A Pesquisa de Orçamentos Familiares (POF) revelada nesta semana pelo IBGE, dimensionando a insegurança alimentar no Estado, entre os anos de 2017 e 2018, só reforça a importância dos programas de transferência de renda mínima. Quase dois em cada dez cearenses teve quadro de insegurança alimentar moderada ou grave no período citado. Isso vai desde faltar algo para uma boa nutrição até a ausência do mínimo, ou seja, um quadro de fome. Certamente ficará para o próximo levantamento o impacto positivo gerado pelos programas assistenciais implementados mais recentemente pelo Governo do Estado e os meses de auxílio-emergencial pelo Governo Federal, mas o quadro apresentado é uma realidade que só poderá ser resolvida se não for omitida.

A insegurança alimentar é classificada em leve (existe preocupação quanto ao acesso no futuro), moderada (já tem quantidade restrita de alimentos) ou grave (privação severa na alimentação, chegando à fome). Conforme o levantamento, em 2,3 milhões de domicílios cearenses, cerca de 175 mil foram classificados em segurança alimentar grave.

Comparada à Pesquisa Nacional por Amostra de Domicílios (Pnad) de 2013 e com 2,3 milhões de domicílios, os números registrados de insegurança alimentar moderada passaram de 196 mil para 375 mil, e a grave de 136 mil para 175 mil.

Pior do que um dado ruim é o seu crescimento. Revela que a fome precisa se manter no foco do debate das políticas públicas sociais. Sem alimentação saudável não se aprende na escola, não se tem saúde, nem trabalho. Logo, vê-se que qualquer item de desenvolvimento de uma sociedade passa, primeiro, pela alimentação.
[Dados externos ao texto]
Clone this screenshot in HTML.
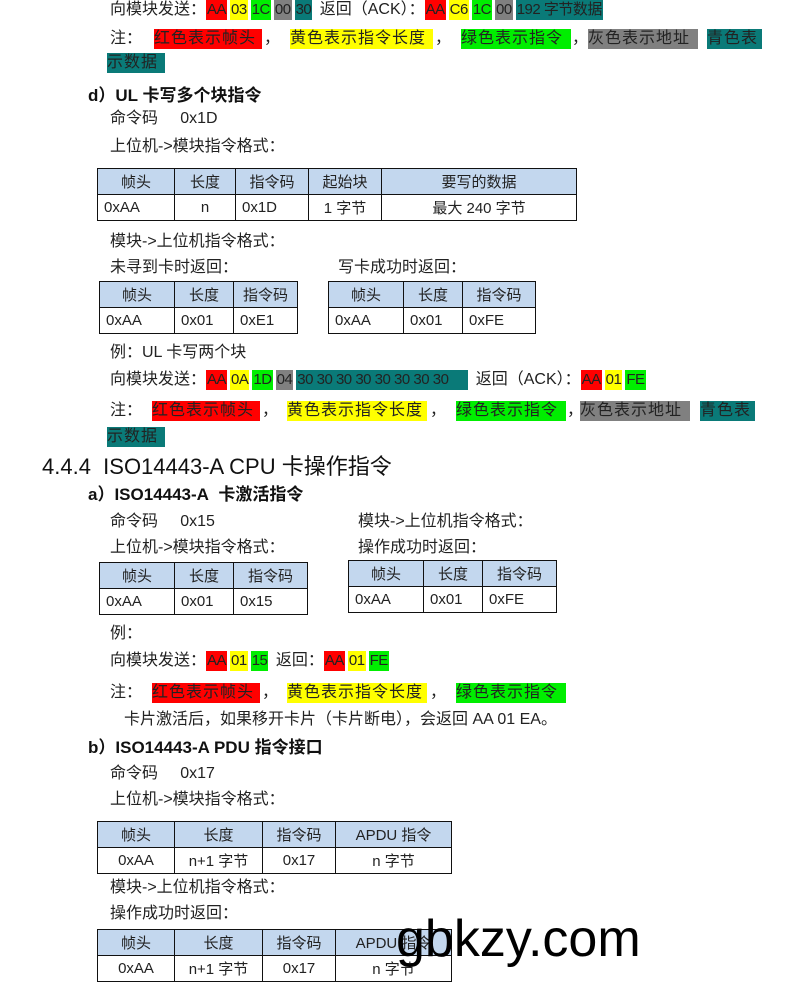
<!DOCTYPE html>
<html><head><meta charset="utf-8"><style>
body{margin:0;width:790px;height:985px;background:#fff;position:relative;overflow:hidden;font-family:"Liberation Sans","Noto Sans CJK SC",sans-serif;color:#222;}
.t{position:absolute;font-size:16px;line-height:20px;white-space:nowrap;}
.b{font-weight:bold;font-size:17px;color:#111}
.r{background:#f00}.y{background:#ff0}.g{background:#0e0}.k{background:#808080}.c{background:#0a7a78}
.h span{display:inline-block;padding:0 1px;margin-right:3px;font-size:15px;letter-spacing:-0.5px}
table{position:absolute;border-collapse:collapse;font-size:15px;}
td{border:1.5px solid #111;height:25px;padding:0 6px;white-space:nowrap;}
tr:first-child td{background:#c3d7ee;text-align:center}
</style></head><body>
<div class="t h" style="left:110px;top:0px">向模块发送：<span class="r">AA</span><span class="y">03</span><span class="g">1C</span><span class="k">00</span><span class="c">30</span> 返回（ACK）：<span class="r">AA</span><span class="y">C6</span><span class="g">1C</span><span class="k">00</span><span class="c">192 字节数据</span></div>
<div class="t" style="left:110px;top:29px">注：</div>
<div class="t r" style="left:154px;top:29px;width:108px;letter-spacing:1px">红色表示帧头</div><div class="t" style="left:264px;top:29px">，</div>
<div class="t y" style="left:290px;top:29px;width:143px;letter-spacing:1px">黄色表示指令长度</div><div class="t" style="left:435px;top:29px">，</div>
<div class="t g" style="left:461px;top:29px;width:110px;letter-spacing:1px">绿色表示指令</div><div class="t" style="left:572px;top:29px">，</div>
<div class="t k" style="left:588px;top:29px;width:110px;letter-spacing:1px">灰色表示地址</div>
<div class="t c" style="left:707px;top:29px;width:55px;letter-spacing:1px">青色表</div>
<div class="t c" style="left:107px;top:53px;width:58px;letter-spacing:1px">示数据</div>
<div class="t b" style="left:88px;top:86px">d）UL 卡写多个块指令</div>
<div class="t" style="left:110px;top:109px">命令码&nbsp;&nbsp;&nbsp;&nbsp; 0x1D</div>
<div class="t" style="left:110px;top:137px">上位机-&gt;模块指令格式：</div>
<table style="left:97px;top:168px;width:480px"><tr><td style="width:64px">帧头</td><td style="width:48px">长度</td><td style="width:60px">指令码</td><td style="width:60px">起始块</td><td>要写的数据</td></tr>
<tr><td>0xAA</td><td style="text-align:center">n</td><td>0x1D</td><td style="text-align:center">1 字节</td><td style="text-align:center">最大 240 字节</td></tr></table>
<div class="t" style="left:110px;top:232px">模块-&gt;上位机指令格式：</div>
<div class="t" style="left:110px;top:258px">未寻到卡时返回：</div>
<div class="t" style="left:338px;top:258px">写卡成功时返回：</div>
<table style="left:99px;top:281px;width:199px"><tr><td style="width:62px">帧头</td><td style="width:46px">长度</td><td>指令码</td></tr><tr><td>0xAA</td><td>0x01</td><td>0xE1</td></tr></table>
<table style="left:328px;top:281px;width:208px"><tr><td style="width:62px">帧头</td><td style="width:46px">长度</td><td>指令码</td></tr><tr><td>0xAA</td><td>0x01</td><td>0xFE</td></tr></table>
<div class="t" style="left:110px;top:343px">例：UL 卡写两个块</div>
<div class="t h" style="left:110px;top:370px">向模块发送：<span class="r">AA</span><span class="y">0A</span><span class="g">1D</span><span class="k">04</span><span class="c" style="width:170px">30 30 30 30 30 30 30 30</span> 返回（ACK）：<span class="r">AA</span><span class="y">01</span><span class="g">FE</span></div>
<div class="t" style="left:110px;top:401px">注：</div>
<div class="t r" style="left:152px;top:401px;width:108px;letter-spacing:1px">红色表示帧头</div><div class="t" style="left:262px;top:401px">，</div>
<div class="t y" style="left:287px;top:401px;width:140px;letter-spacing:1px">黄色表示指令长度</div><div class="t" style="left:430px;top:401px">，</div>
<div class="t g" style="left:456px;top:401px;width:110px;letter-spacing:1px">绿色表示指令</div><div class="t" style="left:567px;top:401px">，</div>
<div class="t k" style="left:580px;top:401px;width:110px;letter-spacing:1px">灰色表示地址</div>
<div class="t c" style="left:700px;top:401px;width:55px;letter-spacing:1px">青色表</div>
<div class="t c" style="left:107px;top:427px;width:58px;letter-spacing:1px">示数据</div>
<div class="t" style="left:42px;top:454px;font-size:22px;line-height:26px;color:#111">4.4.4&nbsp;&nbsp;ISO14443-A CPU 卡操作指令</div>
<div class="t b" style="left:88px;top:485px">a）ISO14443-A&nbsp; 卡激活指令</div>
<div class="t" style="left:110px;top:512px">命令码&nbsp;&nbsp;&nbsp;&nbsp; 0x15</div>
<div class="t" style="left:358px;top:512px">模块-&gt;上位机指令格式：</div>
<div class="t" style="left:110px;top:538px">上位机-&gt;模块指令格式：</div>
<div class="t" style="left:358px;top:538px">操作成功时返回：</div>
<table style="left:99px;top:562px;width:209px"><tr><td style="width:62px">帧头</td><td style="width:46px">长度</td><td>指令码</td></tr><tr><td>0xAA</td><td>0x01</td><td>0x15</td></tr></table>
<table style="left:348px;top:560px;width:209px"><tr><td style="width:62px">帧头</td><td style="width:46px">长度</td><td>指令码</td></tr><tr><td>0xAA</td><td>0x01</td><td>0xFE</td></tr></table>
<div class="t" style="left:110px;top:624px">例：</div>
<div class="t h" style="left:110px;top:651px">向模块发送：<span class="r">AA</span><span class="y">01</span><span class="g">15</span> 返回：<span class="r">AA</span><span class="y">01</span><span class="g">FE</span></div>
<div class="t" style="left:110px;top:683px">注：</div>
<div class="t r" style="left:152px;top:683px;width:108px;letter-spacing:1px">红色表示帧头</div><div class="t" style="left:262px;top:683px">，</div>
<div class="t y" style="left:287px;top:683px;width:140px;letter-spacing:1px">黄色表示指令长度</div><div class="t" style="left:430px;top:683px">，</div>
<div class="t g" style="left:456px;top:683px;width:110px;letter-spacing:1px">绿色表示指令</div>
<div class="t" style="left:124px;top:710px">卡片激活后，如果移开卡片（卡片断电），会返回 AA 01 EA。</div>
<div class="t b" style="left:88px;top:738px">b）ISO14443-A PDU 指令接口</div>
<div class="t" style="left:110px;top:764px">命令码&nbsp;&nbsp;&nbsp;&nbsp; 0x17</div>
<div class="t" style="left:110px;top:790px">上位机-&gt;模块指令格式：</div>
<table style="left:97px;top:821px;width:355px;text-align:center"><tr><td style="width:64px">帧头</td><td style="width:75px">长度</td><td style="width:60px">指令码</td><td>APDU 指令</td></tr><tr><td>0xAA</td><td>n+1 字节</td><td>0x17</td><td>n 字节</td></tr></table>
<div class="t" style="left:110px;top:878px">模块-&gt;上位机指令格式：</div>
<div class="t" style="left:110px;top:904px">操作成功时返回：</div>
<table style="left:97px;top:929px;width:355px;text-align:center"><tr><td style="width:64px">帧头</td><td style="width:75px">长度</td><td style="width:60px">指令码</td><td>APDU 指令</td></tr><tr><td>0xAA</td><td>n+1 字节</td><td>0x17</td><td>n 字节</td></tr></table>
<div class="t" style="left:396px;top:908px;font-size:52px;line-height:62px;color:#000">gbkzy.com</div>
</body></html>
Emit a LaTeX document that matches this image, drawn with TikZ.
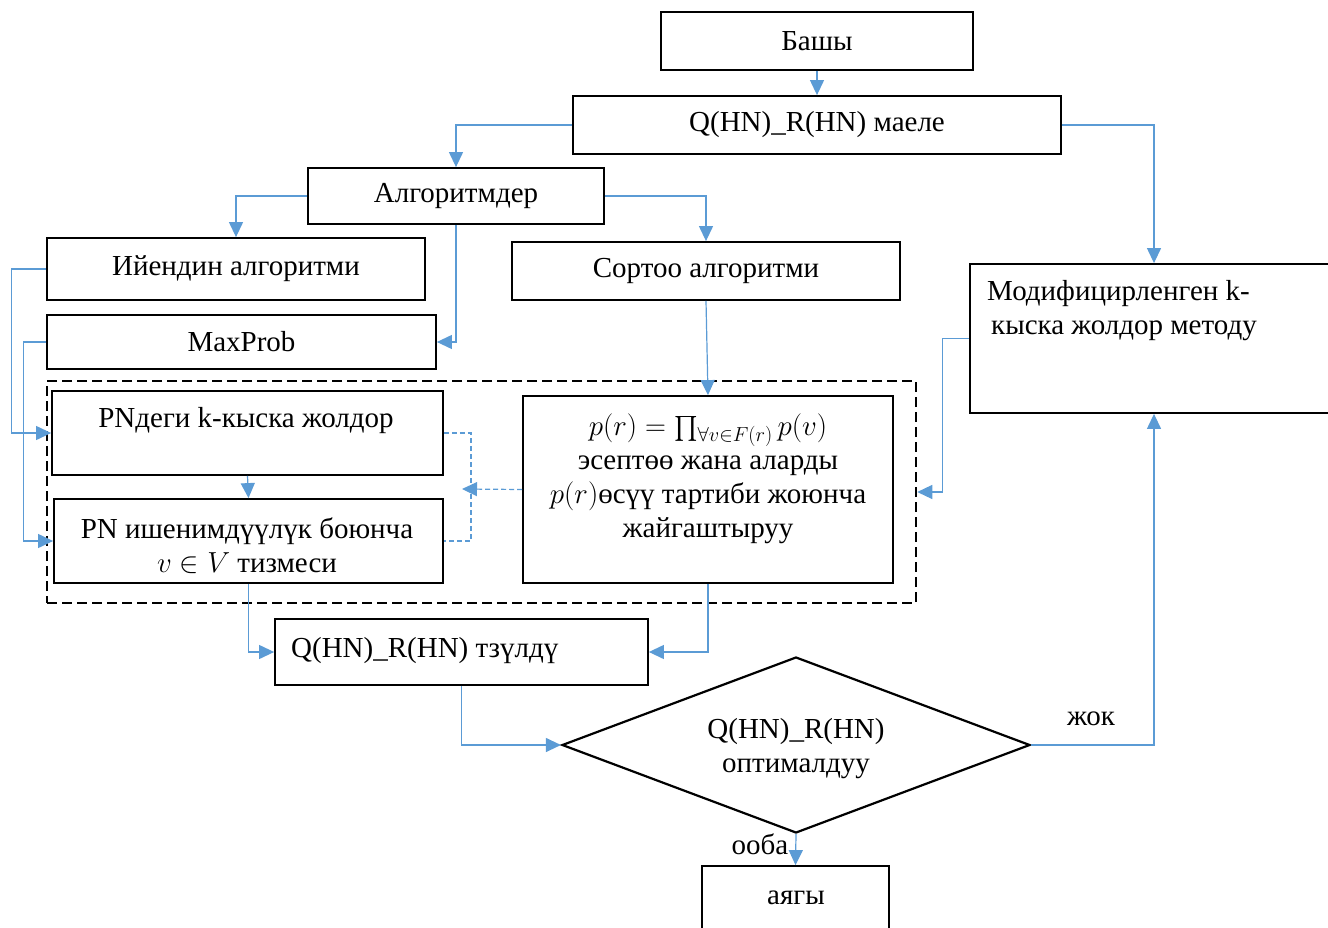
\RequirePackage{fix-cm}
\documentclass[tikz,border=0pt]{standalone}
\usepackage{amsmath}
\usepackage{fontspec}
\setmainfont{Liberation Serif}
\usetikzlibrary{arrows.meta,shapes.geometric,calc}
\definecolor{linkblue}{RGB}{91,155,213}

\begin{document}
\begin{tikzpicture}[x=1pt,y=-1pt,
  font=\fontsize{29}{34}\selectfont,
  box/.style={draw=black,line width=1.8pt,rectangle,inner sep=0pt},
  txt/.style={inner sep=0pt,align=center},
  arr/.style={draw=linkblue,line width=1.2pt,-{Triangle[length=15pt,width=14pt]}},
  dlink/.style={draw=linkblue,line width=1.2pt,dash pattern=on 5pt off 3pt},
  grpbox/.style={draw=black,line width=2.5pt,dash pattern=on 10pt off 5pt,rectangle,inner sep=0pt}]

\useasboundingbox (0,0) rectangle (1328,928);
\clip (0,0) rectangle (1328,928);

% boxes
\node[box,minimum width=312pt,minimum height=58pt] (start) at (817,41) {Башы};
\node[box,minimum width=488pt,minimum height=58pt] (prob) at (817,125) {Q(HN)\_R(HN) маеле};
\node[box,minimum width=296pt,minimum height=56pt] (algs) at (456,196) {Алгоритмдер};
\node[box,minimum width=378pt,minimum height=62pt] (iyen) at (236,269) {Ийендин алгоритми};
\node[box,minimum width=388pt,minimum height=58pt] (sort) at (706,271) {Сортоо алгоритми};
\node[box,minimum width=389pt,minimum height=54pt] (maxp) at (241.5,342) {MaxProb};
\node[box,minimum width=360pt,minimum height=149pt] (modk) at (1150,338.5) {};
\node[txt,anchor=north west,align=left] (modkt) at (987,280) {Модифицирленген k-\\\hspace{4pt}кыска жолдор методу};

\node[grpbox,minimum width=869pt,minimum height=222pt] (grp) at (481.5,492) {};
\node[box,minimum width=391pt,minimum height=84pt] (pnk) at (247.5,433) {};
\node[txt] (pnkt) at (246,421) {PNдеги k-кыска жолдор};
\node[box,minimum width=389pt,minimum height=84pt] (pnr) at (248.5,541) {};
\node[txt] (pnrt) at (247,546) {PN ишенимдүүлүк боюнча\\$v\in V$ тизмеси};
\node[box,minimum width=370pt,minimum height=187pt] (form) at (708,489.5) {};
\node[txt] (formt) at (708,479) {$p(r)=\prod_{\forall v\in F(r)}p(v)$\\эсептөө жана аларды\\$p(r)$өсүү тартиби жоюнча\\жайгаштыруу};

\node[box,minimum width=373pt,minimum height=66pt] (build) at (461.5,652) {};
\node[txt,anchor=west] (buildt) at (291,651) {Q(HN)\_R(HN) тзүлдү};

\node[diamond,draw=black,line width=2.2pt,minimum width=468pt,minimum height=176pt,inner sep=0pt] (dia) at (796,745) {};
\node[txt] (diat) at (796,749) {Q(HN)\_R(HN)\\оптималдуу};

\node[box,minimum width=187pt,minimum height=90pt] (fin) at (795.5,911) {};
\node[txt] (fint) at (796,898) {аягы};

% connectors
\draw[arr] (start.south) -- (prob.north);
\draw[arr] (prob.west) -| (algs.north);
\draw[arr] (prob.east) -| ([xshift=4pt]modk.north);
\draw[arr] (algs.west) -| (iyen.north);
\draw[arr] (algs.east) -| (sort.north);
\draw[arr] (algs.south) |- (maxp.east);
\draw[arr] (iyen.west) -- ++(-35,0) |- (pnk.west);
\draw[arr] (maxp.west) -- ++(-23,0) |- (pnr.west);
\draw[arr] (sort.south) -- (form.north);
\draw[arr] (pnk.south) -- (pnr.north);
\draw[dlink] (pnk.east) -- ++(27,0) |- (pnr.east);
\coordinate (mid) at (462,489);
\draw[dlink,-{Triangle[length=15pt,width=14pt]}] (form.west) -- (mid);
\draw[arr] (modk.west) -- ++(-27,0) |- (grp.east);
\draw[arr] (pnr.south) |- (build.west);
\draw[arr] (form.south) |- (build.east);
\draw[arr] (build.south) |- (dia.west);
\draw[arr] (dia.east) -| ([xshift=4pt]modk.south);
\draw[arr] (dia.south) -- (fin.north);

% branch labels
\node[txt] (no) at (1091,719) {жок};
\node[txt] (yes) at (760,844) {ооба};
\end{tikzpicture}
\end{document}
Erradicar a fome deve ser o lema de qualquer nação. E não se trata da falta de oferta de alimentos, pelo contrário. Conforme a Organização das Nações Unidas, um terço dos alimentos produzidos no mundo é jogado no lixo. Se sobra comida e há fome, o problema é a distribuição, logo, a desigualdade social.

No Ceará, o Governo do Estado tem implementado o Cartão Mais Infância, que beneficia mais de 45 mil famílias em situação de extrema pobreza, e o Mais Nutrição, já tendo doado 500 toneladas de alimentos para 27 mil cearenses. O Governo Federal, por sua vez, tem o Bolsa Família e o mais temporário auxílio-emergencial, por conta da pandemia. Essas medidas ajudam, mas há uma demanda ainda maior. São dois os desafios mais importantes para os gestores: fornecer o subsídio para a alimentação e garantir que esse fornecimento se dará para quem realmente precisa.

O auxílio-emergencial tem proporcionado maiores oportunidades de uma segurança alimentar, números que serão refletidos em levantamentos futuros, mas isto só revela a importância de um programa de transferência de renda mínima. Encerrada, pelo Governo Federal, a discussão sobre o Renda Brasil, ainda é necessário algo que leve recurso para milhões de pessoas (como a massa trabalhadora na informalidade) que não está nos critérios de nenhum dos programas assistenciais vigentes, sobretudo o Bolsa Família.

Há quase três décadas o Brasil conheceu o lema “quem tem fome, tem pressa”, do sociólogo Herbert de Sousa. Passado todo esse tempo, ainda é preciso vencer essa corrida.